Loving noodle soups and looking for something different than pho, I recently learned about bun bo hue, a spicy Vietnamese noodle soup characteristic of the city of Hue, by reading mmm-yoso ( http://mmm-yoso.typepad.com ), San Diego’s best Asian, Hawaiian, and Mexican foodblog. Traditionally, the soup contains noodles shaped like spaghetti, slices of beef, pig’s foot, and pork blood and is accompanied by a plate of garnish. Having grown up eating blood sausage, I guess I feel like I have reached my pork blood quota already, so I usually say “no blood, please.”
I went into Convoy Noodle House a few months ago and ordered this dish. I like this medium sized noodle restaurant because of its bright and clean feeling ambiance and the quick and professional service. Usually whatever I order is in front of me in 5 minutes. I loved the bun bo hue there. It was spiced properly for my mouth, fiery but not uncomfortable. The dish came with lemon wedges, sliced jalapenos, sprigs of mint, and bean sprouts. A tiny bowl held some brown funky fermented shrimp paste and chili oil. Since the soup did not come with instructions, I used this as an occasional dipping sauce, occasionally touching a bit of noodle or meat into it. The beef was fairly tender and instead of pig’s foot, there was a slice of gelatinous, tendontious pork. The noodles were plentiful, the broth nicely balanced, and the whole dish a success. I left smiling about everything except the little drops of chili broth on my shirt, caused by slurping too many tasty noodles.
Then Kirk (of mmm-yoso) told me about Pho Ca Dao, out on El Cajon Boulevard. The ambiance here is a little less bright and shiny, but the waiters are efficient and quick. Although the bun bo hue is also filled with ample round noodles, the soup is very different from Convoy Noodle House. The beef was a bit tougher and fattier, the pig’s foot was just bone and skin, and along with the mint, jalapenos, and bean sprouts, a pile of red cabbage adorned the garnish platter. But the biggest difference was the broth, in which the fermented shrimp paste is added by the kitchen and provides a main flavor component. This was a very savory and robustly flavored soup with all kinds of umami. I can’t say that I loved the red cabbage – it mostly seemed to be there as a contrastive texture – but on both of my visits, I left Pho Cao Da happily smiling except for, of course, the dots of chili stain.
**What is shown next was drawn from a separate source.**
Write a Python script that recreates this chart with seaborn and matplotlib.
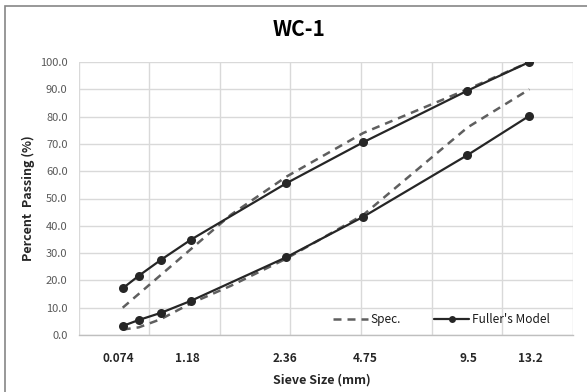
import numpy as np
import pandas as pd
import matplotlib
matplotlib.use("Agg")
import matplotlib.pyplot as plt
from matplotlib.lines import Line2D
from matplotlib.patches import Rectangle
import seaborn as sns

# Sieve sizes (mm) and percent passing
fuller_sizes = [0.075, 0.15, 0.3, 0.6, 2.36, 4.75, 9.5, 13.2]
fuller_upper = [17.1, 21.7, 27.5, 34.9, 55.6, 70.6, 89.5, 100.0]
fuller_lower = [3.3, 5.5, 8.1, 12.5, 28.5, 43.3, 65.9, 80.3]

spec_upper_sizes = [0.075, 1.18, 2.36, 4.75, 9.5, 13.2]
spec_upper = [10.0, 44.0, 58.0, 74.0, 90.0, 100.0]
spec_lower_sizes = [0.075, 0.15, 0.3, 0.6, 1.18, 2.36, 4.75, 9.5, 13.2]
spec_lower = [2.0, 2.8, 5.8, 11.6, 18.0, 28.0, 44.0, 76.0, 90.0]

tick_labels = ["0.074", "1.18", "2.36", "4.75", "9.5", "13.2"]
y_ticks = [0, 10, 20, 30, 40, 50, 60, 70, 80, 90, 100]

POWER = 0.45  # 0.45-power gradation chart


def frame(sizes, values):
    return pd.DataFrame({"x": np.power(sizes, POWER), "y": values})


sns.set_theme(style="white")
plt.rcParams["font.family"] = ["Noto Sans CJK KR", "DejaVu Sans"]

fig = plt.figure(figsize=(5.87, 3.92), dpi=100)
ax = fig.add_axes([78.7 / 587, 1 - 335 / 392, (572.7 - 78.7) / 587, (335 - 62) / 392])

spec_kw = dict(color="#5f5f5f", linewidth=1.8, dashes=(3.2, 2.4), estimator=None, sort=False)
full_kw = dict(color="#262626", linewidth=1.6, marker="o", markersize=6.5,
               markeredgewidth=0, estimator=None, sort=False)

sns.lineplot(data=frame(spec_upper_sizes, spec_upper), x="x", y="y", ax=ax, **spec_kw)
sns.lineplot(data=frame(spec_lower_sizes, spec_lower), x="x", y="y", ax=ax, **spec_kw)
sns.lineplot(data=frame(fuller_sizes, fuller_upper), x="x", y="y", ax=ax, **full_kw)
sns.lineplot(data=frame(fuller_sizes, fuller_lower), x="x", y="y", ax=ax, **full_kw)

ax.set_xlim(0, 3.5)
ax.set_ylim(0, 100)
ax.set_xticks(np.arange(0, 3.51, 0.5), minor=True)
ax.set_xticks([0.28, 0.77, 1.46, 2.03, 2.76, 3.20])
ax.set_xticklabels(tick_labels, fontsize=8.5, fontweight="bold", color="#262626")
ax.set_yticks(y_ticks)
ax.set_yticklabels([f"{v:.1f}" for v in y_ticks], fontsize=8, color="#595959")
ax.tick_params(axis="x", which="both", length=0, pad=12)
ax.tick_params(axis="y", length=0, pad=8)
ax.grid(False)
ax.grid(True, axis="x", which="minor", color="#d9d9d9", linewidth=1)
ax.grid(True, axis="y", which="major", color="#d9d9d9", linewidth=1)
ax.set_axisbelow(True)
for side in ["top", "right", "left"]:
    ax.spines[side].set_visible(False)
ax.spines["bottom"].set_color("#bfbfbf")
ax.spines["bottom"].set_linewidth(1)
ax.set_xlabel("")
ax.set_ylabel("")

handles = [
    Line2D([], [], color="#5f5f5f", linewidth=1.8, linestyle=(0, (3.2, 2.4))),
    Line2D([], [], color="#262626", linewidth=1.6, marker="o", markersize=5, markeredgewidth=0),
]
leg = ax.legend(handles, ["Spec.", "Fuller's Model"], loc="center right",
                bbox_to_anchor=(0.975, 0.055), ncol=2, frameon=False, fontsize=8.5,
                handlelength=3.0, handletextpad=0.2, columnspacing=2.8)
for t in leg.get_texts():
    t.set_color("#1a1a1a")

fig.text(299 / 587, 1 - 29 / 392, "WC-1", ha="center", va="center",
         fontsize=15, fontweight="bold", color="#000000")
fig.text(322 / 587, 1 - 380 / 392, "Sieve Size (mm)", ha="center", va="center",
         fontsize=9, fontweight="bold", color="#262626")
fig.text(28 / 587, 1 - 198 / 392, "Percent  Passing (%)", ha="center", va="center",
         rotation=90, fontsize=9, fontweight="bold", color="#262626")

fig.patches.append(Rectangle((5 / 587, -0.1), 1.2, 1.1 - 6 / 392, transform=fig.transFigure,
                             fill=False, edgecolor="#868686", linewidth=1.2))

fig.savefig("out.png", dpi=100)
Then on my last visit to SD, I stopped in at Thien Thanh also on El Cajon Blvd. The first thing a new visitor to this place notices is that this is not an industrial style operation; instead it is family-run with exceptionally friendly people working there. When I entered, I really was thinking about a different noodle soup but when I asked the waitperson if the bun rieu was spicy, she said, “No, you want this one.” She was pointing at bun bo hue, so I figured that hers was the fickle finger of fate, and I followed her suggestion. I’m glad I did. Soon a savory bowl of spicy noodle soup was sitting in front of me steaming. It was packed full of stuff so that noodles and things were sticking out of the broth, and at the same time, the whole surface was covered with some chopped green herb that I didn’t recognize. Next I noticed the garnish platter. In addition to the usual bean sprouts, lime wedge, and jalapenos, a ton of mint and something like reddish-purple shiso leaves – an herb with a very distinctive taste – covered the plate. Hiding under everything were some slivered stems of something (?) as well as thin, finely sliced strips of some brown, onion-looking something that added a spicy note to the soup. When I asked the gentleman at the cash register about it, he called it something like balanga (maybe galangal, but it didn’t look like the woody discs that I associate with that term.) The garnishes were so extensive and the soup so overloaded with stuff, that I kept adding ingredients for the first 10 or 15 minutes I was eating. This range of different herbs etc also meant that each bite of the soup tasted slightly different from each of the others. The broth was light, but light in a good way, subtle with flavors, spice, and balance, a perfect compliment to the variety of tastes overall. Unlike the focused power of the version at Pho Ca Dao, this bowl emphasized variety and complexity. While the beef was chewy and nothing special, there were three pieces of pig’s foot, each with a bit of meat, as well as a couple of slices of pork loaf. Even better, the filling bowl with all the wonderful goodies came to $6 total, including tax. I left smiling from ear to ear, not even minding the reddish polka-dots on my shirt.
I have had this dish at a total of 3 different restaurants, so I am no expert. But I liked each version, and each version was unique. I wonder how many different species of this critter live in the various Vietnamese establishments of San Diego.